----- DATA SECTION -----

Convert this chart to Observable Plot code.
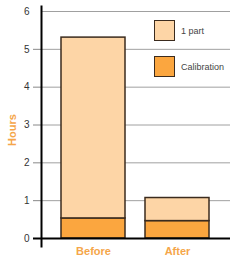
<!DOCTYPE html>
<html>
<head>
<meta charset="utf-8">
<script src="https://cdn.jsdelivr.net/npm/d3@7"></script>
<script src="https://cdn.jsdelivr.net/npm/@observablehq/plot@0.6"></script>
<style>
  html, body { margin: 0; padding: 0; background: #fff; }
  #wrap { position: relative; width: 240px; height: 262px; font-family: "Liberation Sans", Arial, sans-serif; }
  .lg { position: absolute; left: 154px; width: 21px; height: 21px; border: 1.5px solid #3b2b1e; box-sizing: border-box; }
  .lt { position: absolute; left: 181px; font-size: 9px; color: #444; line-height: 10px; }
  #ylab { position: absolute; left: 12px; top: 130px; transform: translate(-50%, -50%) rotate(-90deg); color: #f5a64a; font-weight: bold; font-size: 11px; white-space: nowrap; }
</style>
</head>
<body>
<div id="wrap"></div>
<script>
const categories = ["Before", "After"];
const series = ["Calibration", "1 part"];
const calibration = [0.53, 0.46];
const onePart = [4.78, 0.61];
const yTicks = [0, 1, 2, 3, 4, 5, 6];
const colors = ["#fba63f", "#fdd5a6"];

const data = [];
categories.forEach((c, i) => {
  data.push({cat: c, series: "Calibration", value: calibration[i]});
  data.push({cat: c, series: "1 part", value: onePart[i]});
});

const chart = Plot.plot({
  width: 240,
  height: 262,
  marginLeft: 41,
  marginRight: 10,
  marginTop: 11,
  marginBottom: 24,
  style: {fontFamily: "Liberation Sans, Arial, sans-serif", background: "#fff"},
  x: {domain: categories, range: [41, 230], paddingInner: 0.238, paddingOuter: 0.244, label: null},
  y: {domain: [0, 6], label: null},
  color: {domain: series, range: colors},
  marks: [
    Plot.gridY(yTicks.filter(d => d > 0), {stroke: "#a0a0a0", strokeOpacity: 1, strokeWidth: 1}),
    Plot.barY(data, {x: "cat", y: "value", fill: "series", stroke: "#3b2b1e", strokeWidth: 1.5}),
    Plot.ruleY([0], {stroke: "#000", strokeWidth: 2}),
    Plot.axisY({ticks: yTicks.filter(d => d < 6), tickSize: 8, text: null, stroke: "#888", strokeWidth: 1}),
    Plot.axisY({ticks: [0], tickSize: 8, text: null, stroke: "#000", strokeWidth: 2}),
    Plot.axisY({ticks: yTicks, tickSize: 0, tickPadding: 12, tickFormat: d3.format("d"), fontSize: 10, fill: "#333", label: null}),
    Plot.axisX({tickSize: 0, tickPadding: 9, fontSize: 11, fontWeight: "bold", fill: "#f5a64a", label: null}),
    Plot.frame({anchor: "left", stroke: "#000", strokeWidth: 2, insetTop: -5, insetBottom: -8})
  ]
});

const wrap = document.getElementById("wrap");
wrap.appendChild(chart);

const legendTops = [20, 56];
const legendItems = ["1 part", "Calibration"];
legendItems.forEach((name, i) => {
  const sw = document.createElement("div");
  sw.className = "lg";
  sw.style.top = legendTops[i] + "px";
  sw.style.background = colors[series.indexOf(name)];
  wrap.appendChild(sw);
  const t = document.createElement("div");
  t.className = "lt";
  t.style.top = (legendTops[i] + 6) + "px";
  t.textContent = name;
  wrap.appendChild(t);
});

const yl = document.createElement("div");
yl.id = "ylab";
yl.textContent = "Hours";
wrap.appendChild(yl);
</script>
</body>
</html>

-----

* _TASK INSTRUCTIONS_
Output the lines above in full and exactly as given, omitting any pictures.

* _SOLUTION TO THIS EXERCISE_
Convert this chart to Observable Plot code.
<!DOCTYPE html>
<html>
<head>
<meta charset="utf-8">
<script src="https://cdn.jsdelivr.net/npm/d3@7"></script>
<script src="https://cdn.jsdelivr.net/npm/@observablehq/plot@0.6"></script>
<style>
  html, body { margin: 0; padding: 0; background: #fff; }
  #wrap { position: relative; width: 240px; height: 262px; font-family: "Liberation Sans", Arial, sans-serif; }
  .lg { position: absolute; left: 154px; width: 21px; height: 21px; border: 1.5px solid #3b2b1e; box-sizing: border-box; }
  .lt { position: absolute; left: 181px; font-size: 9px; color: #444; line-height: 10px; }
  #ylab { position: absolute; left: 12px; top: 130px; transform: translate(-50%, -50%) rotate(-90deg); color: #f5a64a; font-weight: bold; font-size: 11px; white-space: nowrap; }
</style>
</head>
<body>
<div id="wrap"></div>
<script>
const categories = ["Before", "After"];
const series = ["Calibration", "1 part"];
const calibration = [0.53, 0.46];
const onePart = [4.78, 0.61];
const yTicks = [0, 1, 2, 3, 4, 5, 6];
const colors = ["#fba63f", "#fdd5a6"];

const data = [];
categories.forEach((c, i) => {
  data.push({cat: c, series: "Calibration", value: calibration[i]});
  data.push({cat: c, series: "1 part", value: onePart[i]});
});

const chart = Plot.plot({
  width: 240,
  height: 262,
  marginLeft: 41,
  marginRight: 10,
  marginTop: 11,
  marginBottom: 24,
  style: {fontFamily: "Liberation Sans, Arial, sans-serif", background: "#fff"},
  x: {domain: categories, range: [41, 230], paddingInner: 0.238, paddingOuter: 0.244, label: null},
  y: {domain: [0, 6], label: null},
  color: {domain: series, range: colors},
  marks: [
    Plot.gridY(yTicks.filter(d => d > 0), {stroke: "#a0a0a0", strokeOpacity: 1, strokeWidth: 1}),
    Plot.barY(data, {x: "cat", y: "value", fill: "series", stroke: "#3b2b1e", strokeWidth: 1.5}),
    Plot.ruleY([0], {stroke: "#000", strokeWidth: 2}),
    Plot.axisY({ticks: yTicks.filter(d => d < 6), tickSize: 8, text: null, stroke: "#888", strokeWidth: 1}),
    Plot.axisY({ticks: [0], tickSize: 8, text: null, stroke: "#000", strokeWidth: 2}),
    Plot.axisY({ticks: yTicks, tickSize: 0, tickPadding: 12, tickFormat: d3.format("d"), fontSize: 10, fill: "#333", label: null}),
    Plot.axisX({tickSize: 0, tickPadding: 9, fontSize: 11, fontWeight: "bold", fill: "#f5a64a", label: null}),
    Plot.frame({anchor: "left", stroke: "#000", strokeWidth: 2, insetTop: -5, insetBottom: -8})
  ]
});

const wrap = document.getElementById("wrap");
wrap.appendChild(chart);

const legendTops = [20, 56];
const legendItems = ["1 part", "Calibration"];
legendItems.forEach((name, i) => {
  const sw = document.createElement("div");
  sw.className = "lg";
  sw.style.top = legendTops[i] + "px";
  sw.style.background = colors[series.indexOf(name)];
  wrap.appendChild(sw);
  const t = document.createElement("div");
  t.className = "lt";
  t.style.top = (legendTops[i] + 6) + "px";
  t.textContent = name;
  wrap.appendChild(t);
});

const yl = document.createElement("div");
yl.id = "ylab";
yl.textContent = "Hours";
wrap.appendChild(yl);
</script>
</body>
</html>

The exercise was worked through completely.